**EXERCISE AIM**: Nothing but the lines from the top of the data to the line holding "[v ** 2 for" should be printed, word for word and both ends included; leave the pictures out.

**Data items**:

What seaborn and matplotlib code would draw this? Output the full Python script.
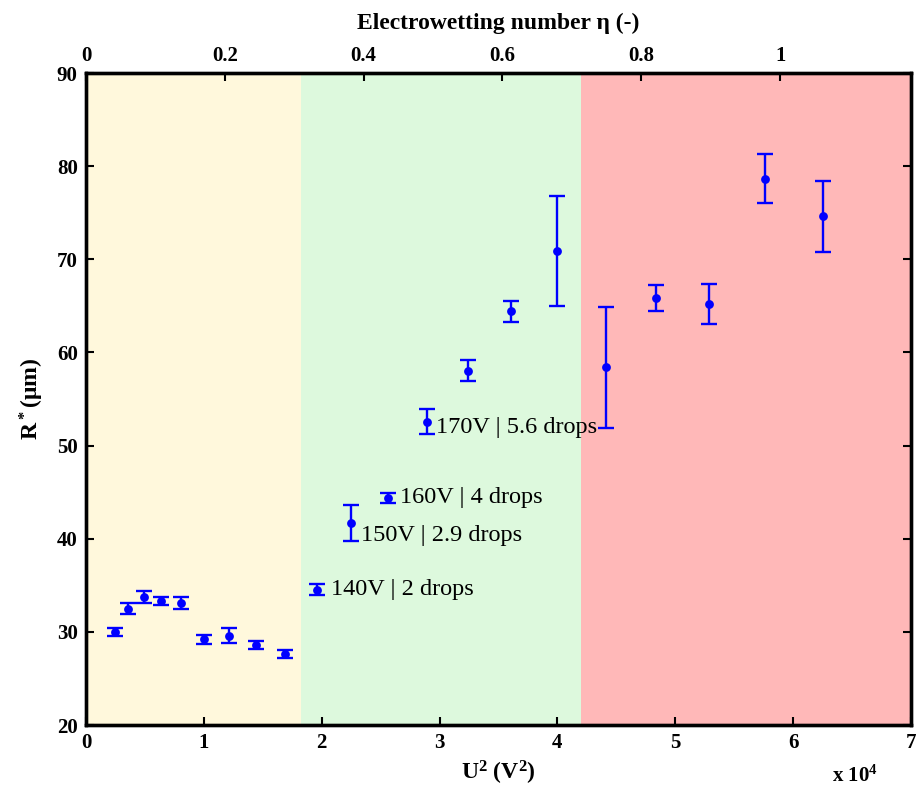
import matplotlib
matplotlib.use("Agg")
import matplotlib.pyplot as plt
import seaborn as sns
import pandas as pd

# voltages (V), measured R* (um) and its error
voltage = [50, 60, 70, 80, 90, 100, 110, 120, 130, 140, 150,
           160, 170, 180, 190, 200, 210, 220, 230, 240, 250]
r_star = [30.0, 32.5, 33.75, 33.3, 33.1, 29.2, 29.6, 28.6, 27.6, 34.55, 41.7,
          44.4, 52.55, 58.05, 64.4, 70.9, 58.4, 65.8, 65.2, 78.65, 74.6]
r_err = [0.45, 0.55, 0.6, 0.45, 0.6, 0.45, 0.8, 0.45, 0.45, 0.55, 1.9,
         0.55, 1.35, 1.1, 1.15, 5.9, 6.5, 1.4, 2.1, 2.65, 3.8]

# regimes along U^2 (V^2)
region_edges = [0, 1.82e4, 4.2e4, 7e4]
region_colors = ["#FFF8DC", "#DDF9DD", "#FFB8B8"]

# U^2 that gives electrowetting number eta = 1
eta_one = 5.89e4
eta_ticks = [0, 0.2, 0.4, 0.6, 0.8, 1]
eta_labels = ["0", "0.2", "0.4", "0.6", "0.8", "1"]

notes = {140: "140V | 2 drops", 150: "150V | 2.9 drops",
         160: "160V | 4 drops", 170: "170V | 5.6 drops"}
note_offsets = {140: (10, 0), 150: (7, -9), 160: (9, 0), 170: (7, -4)}

df = pd.DataFrame({"U2": [v ** 2 for v in voltage], "R": r_star, "err": r_err})

sns.set_theme(style="ticks", rc={"axes.edgecolor": "black", "xtick.color": "black",
                                 "ytick.color": "black", "text.color": "black",
                                 "axes.labelcolor": "black"})
plt.rcParams["font.family"] = ["Liberation Serif", "DejaVu Serif"]
plt.rcParams["mathtext.fontset"] = "custom"
plt.rcParams["mathtext.rm"] = "Liberation Serif:bold"
plt.rcParams["mathtext.bf"] = "Liberation Serif:bold"
plt.rcParams["mathtext.default"] = "bf"

fig = plt.figure(figsize=(9.22, 7.91), dpi=100)
ax = fig.add_axes([0.0933, 0.0834, 0.8947, 0.8243])

for i, c in enumerate(region_colors):
    ax.axvspan(region_edges[i], region_edges[i + 1], color=c, lw=0, zorder=0)

ax.errorbar(df["U2"], df["R"], yerr=df["err"], fmt="none", ecolor="#0000FF",
            elinewidth=1.7, capsize=6, capthick=1.7, zorder=3)
sns.scatterplot(data=df, x="U2", y="R", color="#0000FF", s=40, linewidth=0,
                ax=ax, zorder=4)

for v, txt in notes.items():
    i = voltage.index(v)
    ax.annotate(txt, (v ** 2, r_star[i]), xytext=note_offsets[v],
                textcoords="offset points", ha="left", va="center",
                fontsize=17.5, color="black", zorder=5)

ax.set_xlim(0, 7e4)
ax.set_ylim(20, 90)
ax.set_xticks([i * 1e4 for i in range(8)])
ax.set_xticklabels([str(i) for i in range(8)])
ax.set_yticks(range(20, 91, 10))
ax.tick_params(direction="in", length=6, width=1.5, labelsize=15, pad=6,
               right=True)
for lab in ax.get_xticklabels() + ax.get_yticklabels():
    lab.set_fontweight("bold")
ax.set_xlabel(r"U$^2$ (V$^2$)", fontsize=17, fontweight="bold", labelpad=4)
ax.set_ylabel(r"R$^*$($\mu$m)", fontsize=17, fontweight="bold", labelpad=8)
for sp in ax.spines.values():
    sp.set_linewidth(2.4)
    sp.set_visible(True)

top = ax.twiny()
top.set_xlim(0, 7e4 / eta_one)
top.set_xticks(eta_ticks)
top.set_xticklabels(eta_labels)
top.tick_params(direction="in", length=6, width=1.5, labelsize=15, pad=5)
for lab in top.get_xticklabels():
    lab.set_fontweight("bold")
top.set_xlabel("Electrowetting number η (-)", fontsize=17, fontweight="bold",
               labelpad=12)
for sp in top.spines.values():
    sp.set_linewidth(2.4)

fig.text(855 / 922, 1 - 776 / 791, r"x 10$^4$", fontsize=15, fontweight="bold",
         ha="center", va="center")

plt.savefig("out.png", dpi=100)
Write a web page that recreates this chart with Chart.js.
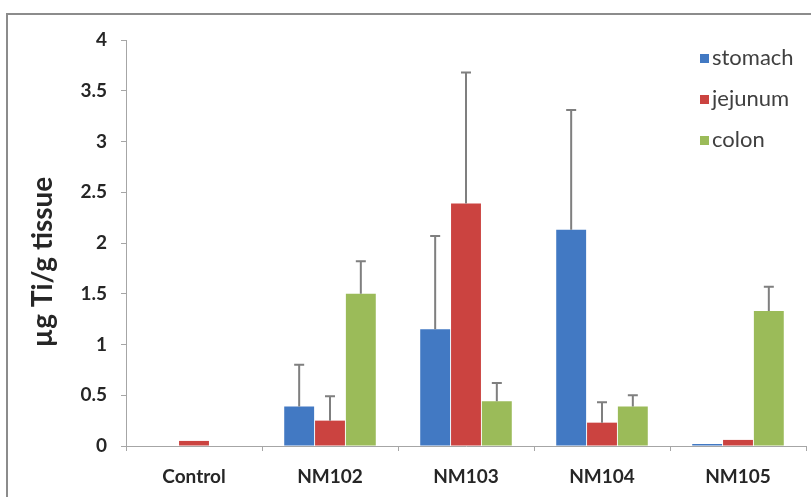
<!DOCTYPE html>
<html>
<head>
<meta charset="utf-8">
<script src="https://cdn.jsdelivr.net/npm/chart.js@4/dist/chart.umd.min.js"></script>
<style>
  html, body { margin: 0; padding: 0; background: #fff; overflow: hidden; }
  #chart { display: block; }
</style>
</head>
<body>
<canvas id="chart" width="811" height="497"></canvas>
<script>
// data
const categories = ['Control', 'NM102', 'NM103', 'NM104', 'NM105'];
const seriesNames = ['stomach', 'jejunum', 'colon'];
const stomach = [0, 0.39, 1.15, 2.13, 0.02];
const jejunum = [0.05, 0.25, 2.39, 0.23, 0.06];
const colon = [0, 1.50, 0.44, 0.39, 1.33];
// upper error (SD) for each bar
const stomachErr = [0, 0.41, 0.92, 1.18, 0];
const jejunumErr = [0, 0.24, 1.29, 0.20, 0];
const colonErr = [0, 0.32, 0.18, 0.11, 0.24];
const yTicks = [0, 0.5, 1, 1.5, 2, 2.5, 3, 3.5, 4];

const colors = ['#4279C3', '#CB4340', '#9BBB59'];
const axisColor = '#a6a6a6';
const textColor = '#262626';

// gray frame: only left and top edges are inside the picture
const framePlugin = {
  id: 'frame',
  beforeDraw(chart) {
    const ctx = chart.ctx;
    ctx.save();
    ctx.fillStyle = '#fff';
    ctx.fillRect(0, 0, chart.width, chart.height);
    ctx.strokeStyle = '#8c8c8c';
    ctx.lineWidth = 2;
    ctx.beginPath();
    ctx.moveTo(7, chart.height);
    ctx.lineTo(7, 14);
    ctx.lineTo(chart.width, 14);
    ctx.stroke();
    ctx.restore();
  }
};

// plus-only error bars, placed with the chart's own scales
const errorBarPlugin = {
  id: 'errorBars',
  afterDatasetsDraw(chart) {
    const ctx = chart.ctx;
    const y = chart.scales.y;
    ctx.save();
    ctx.strokeStyle = '#7f7f7f';
    ctx.lineWidth = 2;
    chart.data.datasets.forEach((ds, i) => {
      const meta = chart.getDatasetMeta(i);
      meta.data.forEach((bar, j) => {
        const e = ds.errUp[j];
        if (!e) return;
        const top = y.getPixelForValue(ds.data[j] + e);
        ctx.beginPath();
        ctx.moveTo(bar.x, bar.y);
        ctx.lineTo(bar.x, top);
        ctx.moveTo(bar.x - 5, top);
        ctx.lineTo(bar.x + 5, top);
        ctx.stroke();
      });
    });
    ctx.restore();
  }
};

// legend inside the plot, top right
const legendPlugin = {
  id: 'innerLegend',
  afterDraw(chart) {
    const ctx = chart.ctx;
    ctx.save();
    ctx.font = '22px Lato';
    ctx.textBaseline = 'middle';
    chart.data.datasets.forEach((ds, i) => {
      const cy = 58 + i * 41;
      ctx.fillStyle = ds.backgroundColor;
      ctx.fillRect(700, cy - 4, 9, 9);
      ctx.fillStyle = '#404040';
      ctx.fillText(ds.label, 712, cy);
    });
    ctx.restore();
  }
};

// y axis title, centred on the whole frame as in the original
const yTitlePlugin = {
  id: 'yTitle',
  afterDraw(chart) {
    const ctx = chart.ctx;
    ctx.save();
    ctx.translate(43, 262);
    ctx.rotate(-Math.PI / 2);
    ctx.font = 'bold 28px Lato';
    ctx.fillStyle = textColor;
    ctx.textAlign = 'center';
    ctx.textBaseline = 'middle';
    ctx.fillText('µg Ti/g tissue', 0, 0);
    ctx.restore();
  }
};

const datasets = [stomach, jejunum, colon].map((vals, i) => ({
  label: seriesNames[i],
  data: vals,
  errUp: [stomachErr, jejunumErr, colonErr][i],
  backgroundColor: colors[i],
  borderWidth: 0,
  barPercentage: 0.97,
  categoryPercentage: 0.68
}));

new Chart(document.getElementById('chart').getContext('2d'), {
  type: 'bar',
  data: { labels: categories, datasets: datasets },
  options: {
    responsive: false,
    animation: false,
    layout: { padding: { top: 40, right: 5, bottom: 0, left: 0 } },
    plugins: {
      legend: { display: false },
      tooltip: { enabled: false }
    },
    scales: {
      x: {
        grid: {
          display: true,
          drawOnChartArea: false,
          drawTicks: true,
          tickLength: 5,
          offset: true,
          color: axisColor
        },
        border: { color: axisColor, width: 1 },
        ticks: {
          color: textColor,
          font: { family: 'Lato', size: 19, weight: 'bold' },
          padding: 14,
          maxRotation: 0
        },
        afterFit: (s) => { s.height = 51; }
      },
      y: {
        min: 0,
        max: 4,
        afterBuildTicks: (s) => { s.ticks = yTicks.map(v => ({ value: v })); },
        grid: {
          display: true,
          drawOnChartArea: false,
          tickLength: 5,
          color: axisColor
        },
        border: { color: axisColor, width: 1 },
        ticks: {
          color: textColor,
          font: { family: 'Lato', size: 19, weight: 'bold' },
          padding: 14,
          callback: (v) => String(v)
        },
        afterFit: (s) => { s.width = 126; }
      }
    }
  },
  plugins: [framePlugin, errorBarPlugin, legendPlugin, yTitlePlugin]
});
</script>
</body>
</html>
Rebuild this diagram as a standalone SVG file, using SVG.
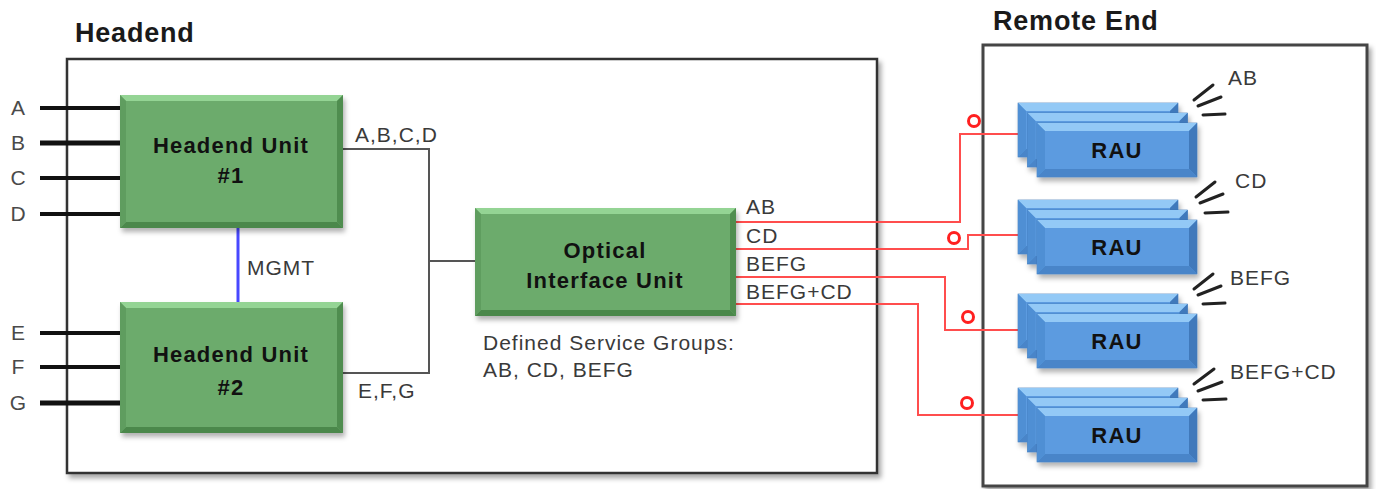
<svg xmlns="http://www.w3.org/2000/svg" width="1376" height="489" viewBox="0 0 1376 489">
<defs>
<filter id="sh" x="-5%" y="-5%" width="112%" height="115%"><feDropShadow dx="3" dy="4" stdDeviation="2.5" flood-color="#000" flood-opacity="0.35"/></filter>
<filter id="shs" x="-10%" y="-10%" width="125%" height="135%"><feDropShadow dx="2" dy="4" stdDeviation="2.5" flood-color="#000" flood-opacity="0.3"/></filter>
<g id="blk">
<rect x="0" y="0" width="160" height="54" class="bm"/>
<polygon points="0,0 160,0 152,8 8,8" class="btp"/>
<polygon points="160,0 160,54 152,46 152,8" class="brt"/>
<polygon points="0,54 160,54 152,46 8,46" class="bbt"/>
<polygon points="0,0 8,8 8,46 0,54" class="blf"/>
</g>
<g id="stack" filter="url(#shs)">
<use href="#blk" x="0" y="0"/>
<use href="#blk" x="9.5" y="10"/>
<use href="#blk" x="19" y="20"/>
</g>
</defs>
<style>
.title{font-family:"Liberation Sans",Arial,sans-serif;font-weight:bold;font-size:27px;fill:#1a1a1a;letter-spacing:0.8px}
.lbl{font-family:"Liberation Sans",Arial,sans-serif;font-size:21px;fill:#3a3a3a;letter-spacing:1px}
.io{font-family:"Liberation Sans",Arial,sans-serif;font-size:21px;fill:#4a4a4a;text-anchor:middle}
.nt{font-family:"Liberation Sans",Arial,sans-serif;font-weight:bold;font-size:22px;fill:#111;text-anchor:middle;letter-spacing:1.2px}
.box{fill:#fff;stroke:#333;stroke-width:2.5}
.gm{fill:#6cab6c}.gtp{fill:#94d494}.grt{fill:#4f8d4f}.gbt{fill:#4c884c}.glf{fill:#5f9d5f}
.bm{fill:#5b9be0;stroke:#3d74b4;stroke-width:0.6}.btp{fill:#93c9f6}.brt{fill:#3f79bb}.bbt{fill:#4985c9}.blf{fill:#4f8fd4}
.in{stroke:#111;stroke-width:4}
.gw{stroke:#555;stroke-width:2;fill:none}
.red{stroke:#ff4d4d;stroke-width:2;fill:none}
.ring{stroke:#ff2020;stroke-width:3;fill:#fff}
.ant{stroke:#222;stroke-width:3;stroke-linecap:round}
.mg{stroke:#4848ff;stroke-width:3}
</style>

<g id="headend">
<rect x="67" y="59" width="810" height="414" class="box" filter="url(#sh)"/>
<text x="75" y="42" class="title">Headend</text>
</g>
<g id="remote-end">
<rect x="983" y="45" width="384" height="441" class="box" filter="url(#sh)" style="stroke:#444;stroke-width:3"/>
<text x="993" y="30" class="title">Remote End</text>
</g>

<g id="inputs">
<line x1="40" y1="108" x2="121" y2="108" class="in"/>
<line x1="40" y1="143" x2="121" y2="143" class="in" style="stroke-width:5"/>
<line x1="40" y1="178" x2="121" y2="178" class="in"/>
<line x1="40" y1="214" x2="121" y2="214" class="in"/>
<line x1="40" y1="333" x2="121" y2="333" class="in"/>
<line x1="40" y1="367" x2="121" y2="367" class="in"/>
<line x1="40" y1="403" x2="121" y2="403" class="in" style="stroke-width:5"/>
<text x="18" y="115" class="io">A</text>
<text x="18" y="150" class="io">B</text>
<text x="18" y="185" class="io">C</text>
<text x="18" y="221" class="io">D</text>
<text x="18" y="340" class="io">E</text>
<text x="18" y="374" class="io">F</text>
<text x="18" y="410" class="io">G</text>
</g>

<g id="connectors">
<line x1="238" y1="228" x2="238" y2="302" class="mg"/>
<path d="M343,149 H429 V373 H343" class="gw"/>
<path d="M429,261 H475" class="gw"/>
<path d="M736,222 H960 V134 H1018" class="red"/>
<path d="M736,249 H968 V235 H1018" class="red"/>
<path d="M736,277 H945 V330 H1018" class="red"/>
<path d="M736,304 H918 V415 H1018" class="red"/>
<circle cx="974" cy="121" r="5.5" class="ring"/>
<circle cx="954" cy="238" r="5.5" class="ring"/>
<circle cx="968" cy="317" r="5.5" class="ring"/>
<circle cx="967" cy="403" r="5.5" class="ring"/>
<text x="247" y="275" class="lbl">MGMT</text>
<text x="355" y="142" class="lbl">A,B,C,D</text>
<text x="358" y="398" class="lbl">E,F,G</text>
<text x="746" y="214" class="lbl">AB</text>
<text x="746" y="243" class="lbl">CD</text>
<text x="746" y="271" class="lbl">BEFG</text>
<text x="746" y="299" class="lbl">BEFG+CD</text>
</g>

<g id="hu1">
<g filter="url(#shs)">
<rect x="120" y="95" width="223" height="133" class="gm"/>
<polygon points="120,95 343,95 337,101 126,101" class="gtp"/>
<polygon points="343,95 343,228 337,222 337,101" class="grt"/>
<polygon points="120,228 343,228 337,222 126,222" class="gbt"/>
<polygon points="120,95 126,101 126,222 120,228" class="glf"/>
</g>
<text x="231" y="153" class="nt">Headend Unit</text>
<text x="231" y="183" class="nt">#1</text>
</g>

<g id="hu2">
<g filter="url(#shs)">
<rect x="120" y="302" width="223" height="131" class="gm"/>
<polygon points="120,302 343,302 337,308 126,308" class="gtp"/>
<polygon points="343,302 343,433 337,427 337,308" class="grt"/>
<polygon points="120,433 343,433 337,427 126,427" class="gbt"/>
<polygon points="120,302 126,308 126,427 120,433" class="glf"/>
</g>
<text x="231" y="362" class="nt">Headend Unit</text>
<text x="231" y="395" class="nt">#2</text>
</g>

<g id="oiu">
<g filter="url(#shs)">
<rect x="475" y="208" width="261" height="108" class="gm"/>
<polygon points="475,208 736,208 730,214 481,214" class="gtp"/>
<polygon points="736,208 736,316 730,310 730,214" class="grt"/>
<polygon points="475,316 736,316 730,310 481,310" class="gbt"/>
<polygon points="475,208 481,214 481,310 475,316" class="glf"/>
</g>
<text x="605" y="258" class="nt">Optical</text>
<text x="605" y="288" class="nt">Interface Unit</text>
<text x="483" y="350" class="lbl">Defined Service Groups:</text>
<text x="483" y="377" class="lbl">AB, CD, BEFG</text>
</g>

<g id="rau1">
<use href="#stack" x="1018" y="103"/>
<text x="1117" y="158" class="nt">RAU</text>
<line x1="1194" y1="100" x2="1213" y2="85" class="ant"/>
<line x1="1198" y1="106" x2="1221" y2="97" class="ant"/>
<line x1="1203" y1="115" x2="1225" y2="114" class="ant"/>
<text x="1228" y="85" class="lbl">AB</text>
</g>
<g id="rau2">
<use href="#stack" x="1018" y="200"/>
<text x="1117" y="255" class="nt">RAU</text>
<line x1="1196" y1="197" x2="1215" y2="182" class="ant"/>
<line x1="1200" y1="203" x2="1223" y2="194" class="ant"/>
<line x1="1205" y1="213" x2="1228" y2="212" class="ant"/>
<text x="1235" y="188" class="lbl">CD</text>
</g>
<g id="rau3">
<use href="#stack" x="1018" y="294"/>
<text x="1117" y="349" class="nt">RAU</text>
<line x1="1194" y1="289" x2="1213" y2="274" class="ant"/>
<line x1="1198" y1="295" x2="1221" y2="286" class="ant"/>
<line x1="1203" y1="304" x2="1225" y2="303" class="ant"/>
<text x="1230" y="285" class="lbl">BEFG</text>
</g>
<g id="rau4">
<use href="#stack" x="1018" y="388"/>
<text x="1117" y="443" class="nt">RAU</text>
<line x1="1194" y1="384" x2="1214" y2="369" class="ant"/>
<line x1="1198" y1="391" x2="1222" y2="382" class="ant"/>
<line x1="1203" y1="400" x2="1226" y2="399" class="ant"/>
<text x="1230" y="379" class="lbl">BEFG+CD</text>
</g>
</svg>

**RESULT OF THIS EXERCISE**:
What seaborn and matplotlib code would draw this? Output the full Python script.
import matplotlib
matplotlib.use("Agg")
import matplotlib.pyplot as plt
import seaborn as sns
import pandas as pd

# voltages (V), measured R* (um) and its error
voltage = [50, 60, 70, 80, 90, 100, 110, 120, 130, 140, 150,
           160, 170, 180, 190, 200, 210, 220, 230, 240, 250]
r_star = [30.0, 32.5, 33.75, 33.3, 33.1, 29.2, 29.6, 28.6, 27.6, 34.55, 41.7,
          44.4, 52.55, 58.05, 64.4, 70.9, 58.4, 65.8, 65.2, 78.65, 74.6]
r_err = [0.45, 0.55, 0.6, 0.45, 0.6, 0.45, 0.8, 0.45, 0.45, 0.55, 1.9,
         0.55, 1.35, 1.1, 1.15, 5.9, 6.5, 1.4, 2.1, 2.65, 3.8]

# regimes along U^2 (V^2)
region_edges = [0, 1.82e4, 4.2e4, 7e4]
region_colors = ["#FFF8DC", "#DDF9DD", "#FFB8B8"]

# U^2 that gives electrowetting number eta = 1
eta_one = 5.89e4
eta_ticks = [0, 0.2, 0.4, 0.6, 0.8, 1]
eta_labels = ["0", "0.2", "0.4", "0.6", "0.8", "1"]

notes = {140: "140V | 2 drops", 150: "150V | 2.9 drops",
         160: "160V | 4 drops", 170: "170V | 5.6 drops"}
note_offsets = {140: (10, 0), 150: (7, -9), 160: (9, 0), 170: (7, -4)}

df = pd.DataFrame({"U2": [v ** 2 for v in voltage], "R": r_star, "err": r_err})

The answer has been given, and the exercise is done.